Natürlich werden einige Erkenntnisse in langen, trockenen Texten überliefert, wie die Lektüren Kants oder die unverständlichen, niedergeschriebenen Gedanken von Hegel. Wenn es aber an das breite Publikum gerichtet ist und ich spreche auch von den Ungebildetsten, dann lehrt man sie am besten mit Geschichten. Nicht weil die blosse Gedanken unverständlich sind, sondern weil Geschichten uns näher stehen. Sie erregen Empathie, Mitgefühl, bauen Spannung auf und aufs aristotelische Drama zurückgreifend, erleben wir den Effekt der Katharsis. Für mich ist es selbstverständlich, dass Geschichten bessere Übermittler der Erkenntnisse sind - wobei ich die Definition der Erkenntnis eingrenzen muss: Ich spreche nicht von wissenschaftlichen Erkenntnissen, sondern ich gehe mehr von philosophischen Erkenntnissen aus, so lehrt Schiller uns über die Macht in seinem Drama "Maria Stuart".
Wenn ich in einen Bücherladen gehe, laufe ich immer an einer Abteilung mit der Überschrift "Sachbücher" vorbei. Wie erwähnt sind nicht alle Sachbücher schlecht, aber einige finde ich nicht lesenswert. Ich möchte keine Titeln nennen, aber häufiger Weise gehören die zur Unterkategorie "Self-Help", "Ratgeber" oder der ähnliches. Ich habe keine persönlichen Probleme mit diesen Büchern, aber müssen die wirklich sein? Schiller und Goethe schrieben nicht etliche Essays, über wie man sich bilden solle. Nein, sie drücken ihre Nachricht über die Literatur aus. Ich finde diese Art gelungen. Beim Lesen von Literatur (je nach Buch) wird unser Gehirn aktiv, wir denken nach, analysieren, reflektieren und fantasieren. Somit ist die Literatur in bestimmten Themen einfach geeigneter; wie hätte George Orwell sonst einen totalitären Überwachungsstaat darstellen sollen, als in einem Roman, oder wie soll James Baldwin die Diskriminierung der Schwarzen Amerikaner:innen zeigen, wenn nicht in einem Roman.
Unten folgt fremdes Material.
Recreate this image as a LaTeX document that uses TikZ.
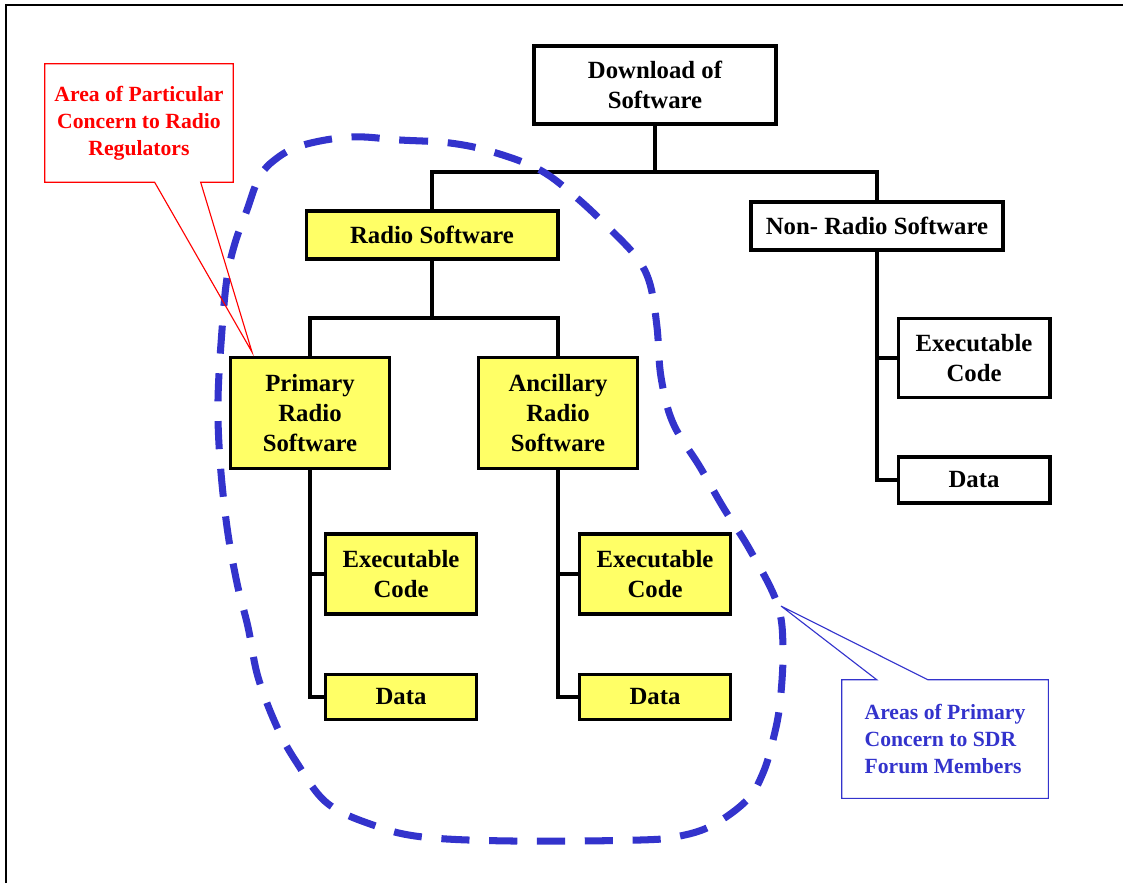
\documentclass[tikz,border=0pt]{standalone}
\usepackage{fontspec}
\setmainfont{Liberation Serif}
\usepackage{xcolor}
\usetikzlibrary{calc}
\definecolor{boxyellow}{HTML}{FFFF66}
\definecolor{sdrblue}{HTML}{3333CC}
\tikzset{
  tree box/.style = {draw, line width=2.8pt, align=center, inner sep=0pt,
    font=\fontsize{17.6}{21.3}\selectfont\bfseries}
}
\tikzset{
  radio box/.style = {tree box, fill=boxyellow}
}
\tikzset{
  tree line/.style = {line width=2.8pt}
}
\tikzset{
  note/.style = {inner sep=0pt, font=\fontsize{15.4}{19.1}\selectfont\bfseries}
}
\tikzset{
  sdr area/.style = {draw=sdrblue, line width=5pt, dash pattern=on 20pt off 14pt}
}

\begin{document}
\begin{tikzpicture}[x=0.025cm, y=-0.025cm]
  \useasboundingbox (0,0) rectangle (1123,883);

  % Frame
  \draw[line width=1.8pt] (6,883) -- (6,5) -- (1123,5);

  % Boxes
  \node[tree box, minimum width=6.05cm, minimum height=1.95cm]
    (download) at (655,85) {Download of\\Software};
  \node[radio box, minimum width=6.275cm, minimum height=1.2cm]
    (radio) at (432,235) {Radio Software};
  \node[tree box, minimum width=6.3cm, minimum height=1.2cm]
    (nonradio) at (877,226) {Non- Radio Software};

  \node[radio box, minimum width=3.975cm, minimum height=2.775cm]
    (primary) at (310,413) {Primary\\Radio\\Software};
  \node[radio box, minimum width=3.975cm, minimum height=2.775cm]
    (ancillary) at (558,413) {Ancillary\\Radio\\Software};

  \node[radio box, minimum width=3.775cm, minimum height=2cm]
    (pexec) at (401,574) {Executable\\Code};
  \node[radio box, minimum width=3.775cm, minimum height=1.125cm]
    (pdata) at (401,697) {Data};
  \node[radio box, minimum width=3.775cm, minimum height=2cm]
    (aexec) at (655,574) {Executable\\Code};
  \node[radio box, minimum width=3.775cm, minimum height=1.125cm]
    (adata) at (655,697) {Data};
  \node[tree box, minimum width=3.775cm, minimum height=1.975cm]
    (nexec) at (974,358) {Executable\\Code};
  \node[tree box, minimum width=3.775cm, minimum height=1.15cm]
    (ndata) at (974,480) {Data};

  % Tree lines
  \coordinate (top hub) at (655,172);
  \coordinate (radio hub) at (432,318);
  \draw[tree line] (download.south) -- (top hub);
  \draw[tree line] (radio.north) |- (top hub) -| (nonradio.north);
  \draw[tree line] (radio.south) -- (radio hub);
  \draw[tree line] (primary.north) |- (radio hub) -| (ancillary.north);
  \draw[tree line] (primary.south) |- (pexec.west);
  \draw[tree line] (primary.south) |- (pdata.west);
  \draw[tree line] (ancillary.south) |- (aexec.west);
  \draw[tree line] (ancillary.south) |- (adata.west);
  \draw[tree line] (nonradio.south) |- (nexec.west);
  \draw[tree line] (nonradio.south) |- (ndata.west);

  % Area of the SDR forum
  \draw[sdr area] plot[smooth cycle, tension=0.6] coordinates {
    (350,137) (400,140) (450,143) (493,152) (540,170) (577,198) (613,232)
    (637,258) (650,284) (657,327) (661,377) (673,423) (700,467) (723,507)
    (750,550) (777,603) (783,647) (780,703) (773,740) (763,773) (747,800)
    (713,825) (680,836) (640,840) (513,841) (423,837) (373,825) (327,803)
    (297,763) (277,727) (258,677) (248,627) (237,583) (227,527) (220,460)
    (218,400) (222,330) (227,278) (235,243) (247,210) (258,180) (272,162)
    (300,146)};

  % Notes
  \node[note, text=red, align=center, minimum width=4.7cm, minimum height=2.95cm]
    (regnote) at (139,123) {Area of Particular\\Concern to Radio\\Regulators};
  \coordinate (regtip) at (252,352);
  \draw[red, line width=0.8pt] ($(regnote.south west)+(110,0)$)
    -- (regnote.south west) -- (regnote.north west) -- (regnote.north east)
    -- (regnote.south east) -- ($(regnote.south west)+(156,0)$)
    -- (regtip) -- cycle;

  \node[note, text=sdrblue, align=left,
    minimum width=5.15cm, minimum height=2.95cm]
    (sdrnote) at (945,739) {Areas of Primary\\Concern to SDR\\Forum Members};
  \coordinate (sdrtip) at (781,606);
  \draw[sdrblue, line width=0.8pt] ($(sdrnote.north west)+(35,0)$)
    -- (sdrnote.north west) -- (sdrnote.south west) -- (sdrnote.south east)
    -- (sdrnote.north east) -- ($(sdrnote.north west)+(86,0)$)
    -- (sdrtip) -- cycle;
\end{tikzpicture}
\end{document}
Geschichten haben eine lange Tradition. Bei den Höhlenmenschen dienten sie als Handbuch der Sitten. Die Literatur ist mehr als nur Unterhaltungsmittel oder Transportmitteln von Ideen. Sie ist ästhetisch und fördert unser Verstand, sie ist edel und kritisiert gewisse Strukturen. Ich schliesse den Schluss: Die Literatur ist der wichtigste Begleiter des Menschen.